-- BEGIN AVAILABLE RECORDS --

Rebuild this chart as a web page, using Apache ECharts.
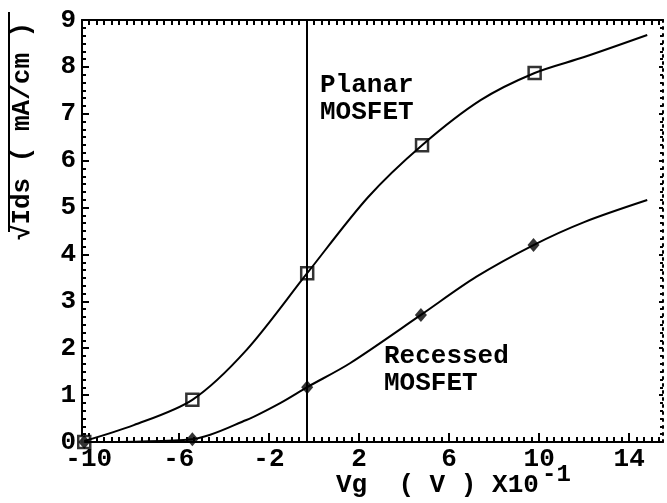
<!DOCTYPE html>
<html>
<head>
<meta charset="utf-8">
<script src="https://cdn.jsdelivr.net/npm/echarts@6/dist/echarts.min.js"></script>
<style>
html,body{margin:0;padding:0;background:#fff;}
#chart{width:667px;height:503px;}
</style>
</head>
<body>
<div id="chart"></div>
<script>
// ---- data ----
const xTickLabels = [-10, -6, -2, 2, 6, 10, 14];
const yTickLabels = [0, 1, 2, 3, 4, 5, 6, 7, 8, 9];

const planarCurveX = [-10.2, -8.0, -5.4, -3.0, -0.3, 2.4, 4.8, 7.4, 9.8, 12.0, 14.8];
const planarCurveY = [0.02, 0.36, 0.90, 1.96, 3.60, 5.22, 6.33, 7.29, 7.87, 8.21, 8.68];
const planarMarkX = [-10.2, -5.4, -0.3, 4.8, 9.8];
const planarMarkY = [0.0, 0.90, 3.60, 6.33, 7.87];

const recessedCurveX = [-10.2, -5.4, -3.0, -1.5, -0.3, 1.6, 4.75, 7.2, 9.75, 12.0, 14.8];
const recessedCurveY = [0.0, 0.06, 0.47, 0.83, 1.17, 1.68, 2.71, 3.52, 4.20, 4.69, 5.16];
const recessedMarkX = [-10.2, -5.4, -0.3, 4.75, 9.75];
const recessedMarkY = [0.0, 0.06, 1.17, 2.71, 4.20];

const vLineX = -0.3;

const xTitle = 'Vg  ( V ) X10';
const xTitleExp = '-1';
const yTitle = '\u221AIds ( mA/cm )';
const planarLabel = 'Planar\nMOSFET';
const recessedLabel = 'Recessed\nMOSFET';

// ---- build ----
const zip = (xs, ys) => xs.map((x, i) => [x, ys[i]]);
const X_MIN = -10.3, X_MAX = 15.5;
const minorX = [];
for (let k = -30; k <= 46; k++) { minorX.push(k / 3); }

const FONT = 'Liberation Mono';
const labelStyle = { fontFamily: FONT, fontSize: 26, fontWeight: 'bold', color: '#000' };
const black = '#000';

const chart = echarts.init(document.getElementById('chart'), null, { renderer: 'canvas' });
chart.setOption({
  animation: false,
  backgroundColor: '#fff',
  grid: { left: 82, right: 4, top: 20, bottom: 61, containLabel: false },
  xAxis: [
    {
      type: 'value', min: X_MIN, max: X_MAX, position: 'bottom',
      axisLine: { show: true, onZero: false, lineStyle: { color: black, width: 2 } },
      axisTick: { show: true, inside: true, length: 9, customValues: xTickLabels, lineStyle: { color: black, width: 2 } },
      axisLabel: { show: true, customValues: xTickLabels, margin: 4, formatter: v => String(v), ...labelStyle },
      splitLine: { show: false }
    },
    {
      type: 'value', min: X_MIN, max: X_MAX, position: 'bottom',
      axisLine: { show: false },
      axisTick: { show: true, inside: true, length: 5, customValues: minorX, lineStyle: { color: black, width: 2 } },
      axisLabel: { show: false },
      splitLine: { show: false }
    },
    {
      type: 'value', min: X_MIN, max: X_MAX, position: 'top',
      axisLine: { show: true, onZero: false, lineStyle: { color: black, width: 2 } },
      axisTick: { show: true, inside: true, length: 5, customValues: minorX, lineStyle: { color: black, width: 2 } },
      axisLabel: { show: false },
      splitLine: { show: false }
    }
  ],
  yAxis: [
    {
      type: 'value', min: 0, max: 9, interval: 1, position: 'left',
      axisLine: { show: true, onZero: false, lineStyle: { color: black, width: 2 } },
      axisTick: { show: true, inside: true, length: 7, lineStyle: { color: black, width: 2 } },
      minorTick: { show: true, splitNumber: 6, length: 4, lineStyle: { color: black, width: 2 } },
      axisLabel: { show: true, margin: 6, padding: [0, 0, 8, 0], ...labelStyle },
      splitLine: { show: false }
    },
    {
      type: 'value', min: 0, max: 9, interval: 1, position: 'right',
      axisLine: { show: true, onZero: false, lineStyle: { color: black, width: 2, type: [2, 5] } },
      axisTick: { show: true, inside: true, length: 4, lineStyle: { color: black, width: 2 } },
      minorTick: { show: true, splitNumber: 6, length: 3, lineStyle: { color: black, width: 2 } },
      axisLabel: { show: false },
      splitLine: { show: false }
    }
  ],
  series: [
    {
      type: 'line', name: 'Planar', data: zip(planarCurveX, planarCurveY),
      smooth: 0.3, showSymbol: false, lineStyle: { color: black, width: 2 },
      markLine: {
        silent: true, symbol: ['none', 'none'], label: { show: false },
        lineStyle: { color: black, width: 2, type: 'solid' },
        data: [{ xAxis: vLineX }]
      }
    },
    {
      type: 'line', name: 'Recessed', data: zip(recessedCurveX, recessedCurveY),
      smooth: 0.3, showSymbol: false, lineStyle: { color: black, width: 2 }
    },
    {
      type: 'scatter', name: 'PlanarMarks', data: zip(planarMarkX, planarMarkY),
      symbol: 'rect', symbolSize: 12, clip: false,
      itemStyle: { color: '#fff', borderColor: black, borderWidth: 2.5 }
    },
    {
      type: 'scatter', name: 'RecessedMarks', data: zip(recessedMarkX, recessedMarkY),
      symbol: 'diamond', symbolSize: [12, 14], clip: false,
      itemStyle: { color: black }
    }
  ],
  graphic: [
    { type: 'text', left: 320, top: 72, style: { text: planarLabel, fontFamily: FONT, fontSize: 26, fontWeight: 'bold', lineHeight: 27, fill: black } },
    { type: 'text', left: 384, top: 343, style: { text: recessedLabel, fontFamily: FONT, fontSize: 26, fontWeight: 'bold', lineHeight: 27, fill: black } },
    { type: 'text', left: 336, top: 472, style: { text: xTitle, fontFamily: FONT, fontSize: 26, fontWeight: 'bold', fill: black } },
    { type: 'text', left: 542, top: 463, style: { text: xTitleExp, fontFamily: FONT, fontSize: 24, fontWeight: 'bold', fill: black } },
    { type: 'text', x: 22, y: 131, rotation: Math.PI / 2,
      style: { text: yTitle, fontFamily: FONT, fontSize: 26, fontWeight: 'bold', fill: black, align: 'center', verticalAlign: 'middle' } },
    { type: 'line', shape: { x1: 9, y1: 12, x2: 9, y2: 232 }, style: { stroke: black, lineWidth: 2 } }
  ]
});
</script>
</body>
</html>
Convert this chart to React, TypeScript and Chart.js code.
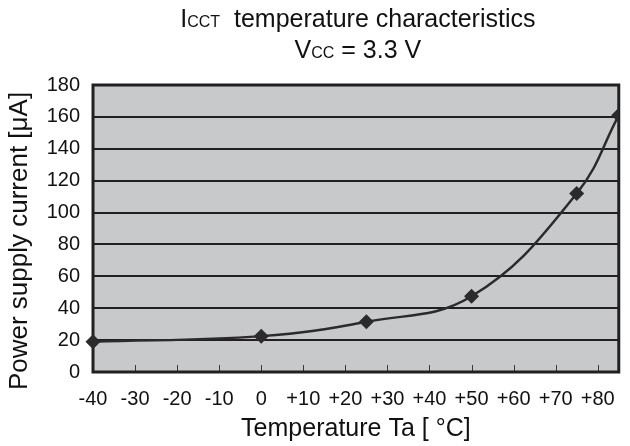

-- END AVAILABLE RECORDS --

_PROBLEM_. Reproduce each line of the records exactly, and omit every picture.

_EXERCISE OUTPUT_.
Rebuild this chart as a web page, using Apache ECharts.
<!DOCTYPE html>
<html>
<head>
<meta charset="utf-8">
<script src="https://cdn.jsdelivr.net/npm/echarts@6/dist/echarts.min.js"></script>
<style>
html,body{margin:0;padding:0;background:#fff;}
#chart{width:667px;height:503px;}
</style>
</head>
<body>
<div id="chart"></div>
<script>
// ---- data ----
const xTickLabels = [-10, -6, -2, 2, 6, 10, 14];
const yTickLabels = [0, 1, 2, 3, 4, 5, 6, 7, 8, 9];

const planarCurveX = [-10.2, -8.0, -5.4, -3.0, -0.3, 2.4, 4.8, 7.4, 9.8, 12.0, 14.8];
const planarCurveY = [0.02, 0.36, 0.90, 1.96, 3.60, 5.22, 6.33, 7.29, 7.87, 8.21, 8.68];
const planarMarkX = [-10.2, -5.4, -0.3, 4.8, 9.8];
const planarMarkY = [0.0, 0.90, 3.60, 6.33, 7.87];

const recessedCurveX = [-10.2, -5.4, -3.0, -1.5, -0.3, 1.6, 4.75, 7.2, 9.75, 12.0, 14.8];
const recessedCurveY = [0.0, 0.06, 0.47, 0.83, 1.17, 1.68, 2.71, 3.52, 4.20, 4.69, 5.16];
const recessedMarkX = [-10.2, -5.4, -0.3, 4.75, 9.75];
const recessedMarkY = [0.0, 0.06, 1.17, 2.71, 4.20];

const vLineX = -0.3;

const xTitle = 'Vg  ( V ) X10';
const xTitleExp = '-1';
const yTitle = '\u221AIds ( mA/cm )';
const planarLabel = 'Planar\nMOSFET';
const recessedLabel = 'Recessed\nMOSFET';

// ---- build ----
const zip = (xs, ys) => xs.map((x, i) => [x, ys[i]]);
const X_MIN = -10.3, X_MAX = 15.5;
const minorX = [];
for (let k = -30; k <= 46; k++) { minorX.push(k / 3); }

const FONT = 'Liberation Mono';
const labelStyle = { fontFamily: FONT, fontSize: 26, fontWeight: 'bold', color: '#000' };
const black = '#000';

const chart = echarts.init(document.getElementById('chart'), null, { renderer: 'canvas' });
chart.setOption({
  animation: false,
  backgroundColor: '#fff',
  grid: { left: 82, right: 4, top: 20, bottom: 61, containLabel: false },
  xAxis: [
    {
      type: 'value', min: X_MIN, max: X_MAX, position: 'bottom',
      axisLine: { show: true, onZero: false, lineStyle: { color: black, width: 2 } },
      axisTick: { show: true, inside: true, length: 9, customValues: xTickLabels, lineStyle: { color: black, width: 2 } },
      axisLabel: { show: true, customValues: xTickLabels, margin: 4, formatter: v => String(v), ...labelStyle },
      splitLine: { show: false }
    },
    {
      type: 'value', min: X_MIN, max: X_MAX, position: 'bottom',
      axisLine: { show: false },
      axisTick: { show: true, inside: true, length: 5, customValues: minorX, lineStyle: { color: black, width: 2 } },
      axisLabel: { show: false },
      splitLine: { show: false }
    },
    {
      type: 'value', min: X_MIN, max: X_MAX, position: 'top',
      axisLine: { show: true, onZero: false, lineStyle: { color: black, width: 2 } },
      axisTick: { show: true, inside: true, length: 5, customValues: minorX, lineStyle: { color: black, width: 2 } },
      axisLabel: { show: false },
      splitLine: { show: false }
    }
  ],
  yAxis: [
    {
      type: 'value', min: 0, max: 9, interval: 1, position: 'left',
      axisLine: { show: true, onZero: false, lineStyle: { color: black, width: 2 } },
      axisTick: { show: true, inside: true, length: 7, lineStyle: { color: black, width: 2 } },
      minorTick: { show: true, splitNumber: 6, length: 4, lineStyle: { color: black, width: 2 } },
      axisLabel: { show: true, margin: 6, padding: [0, 0, 8, 0], ...labelStyle },
      splitLine: { show: false }
    },
    {
      type: 'value', min: 0, max: 9, interval: 1, position: 'right',
      axisLine: { show: true, onZero: false, lineStyle: { color: black, width: 2, type: [2, 5] } },
      axisTick: { show: true, inside: true, length: 4, lineStyle: { color: black, width: 2 } },
      minorTick: { show: true, splitNumber: 6, length: 3, lineStyle: { color: black, width: 2 } },
      axisLabel: { show: false },
      splitLine: { show: false }
    }
  ],
  series: [
    {
      type: 'line', name: 'Planar', data: zip(planarCurveX, planarCurveY),
      smooth: 0.3, showSymbol: false, lineStyle: { color: black, width: 2 },
      markLine: {
        silent: true, symbol: ['none', 'none'], label: { show: false },
        lineStyle: { color: black, width: 2, type: 'solid' },
        data: [{ xAxis: vLineX }]
      }
    },
    {
      type: 'line', name: 'Recessed', data: zip(recessedCurveX, recessedCurveY),
      smooth: 0.3, showSymbol: false, lineStyle: { color: black, width: 2 }
    },
    {
      type: 'scatter', name: 'PlanarMarks', data: zip(planarMarkX, planarMarkY),
      symbol: 'rect', symbolSize: 12, clip: false,
      itemStyle: { color: '#fff', borderColor: black, borderWidth: 2.5 }
    },
    {
      type: 'scatter', name: 'RecessedMarks', data: zip(recessedMarkX, recessedMarkY),
      symbol: 'diamond', symbolSize: [12, 14], clip: false,
      itemStyle: { color: black }
    }
  ],
  graphic: [
    { type: 'text', left: 320, top: 72, style: { text: planarLabel, fontFamily: FONT, fontSize: 26, fontWeight: 'bold', lineHeight: 27, fill: black } },
    { type: 'text', left: 384, top: 343, style: { text: recessedLabel, fontFamily: FONT, fontSize: 26, fontWeight: 'bold', lineHeight: 27, fill: black } },
    { type: 'text', left: 336, top: 472, style: { text: xTitle, fontFamily: FONT, fontSize: 26, fontWeight: 'bold', fill: black } },
    { type: 'text', left: 542, top: 463, style: { text: xTitleExp, fontFamily: FONT, fontSize: 24, fontWeight: 'bold', fill: black } },
    { type: 'text', x: 22, y: 131, rotation: Math.PI / 2,
      style: { text: yTitle, fontFamily: FONT, fontSize: 26, fontWeight: 'bold', fill: black, align: 'center', verticalAlign: 'middle' } },
    { type: 'line', shape: { x1: 9, y1: 12, x2: 9, y2: 232 }, style: { stroke: black, lineWidth: 2 } }
  ]
});
</script>
</body>
</html>
Convert this chart to React, TypeScript and Chart.js code.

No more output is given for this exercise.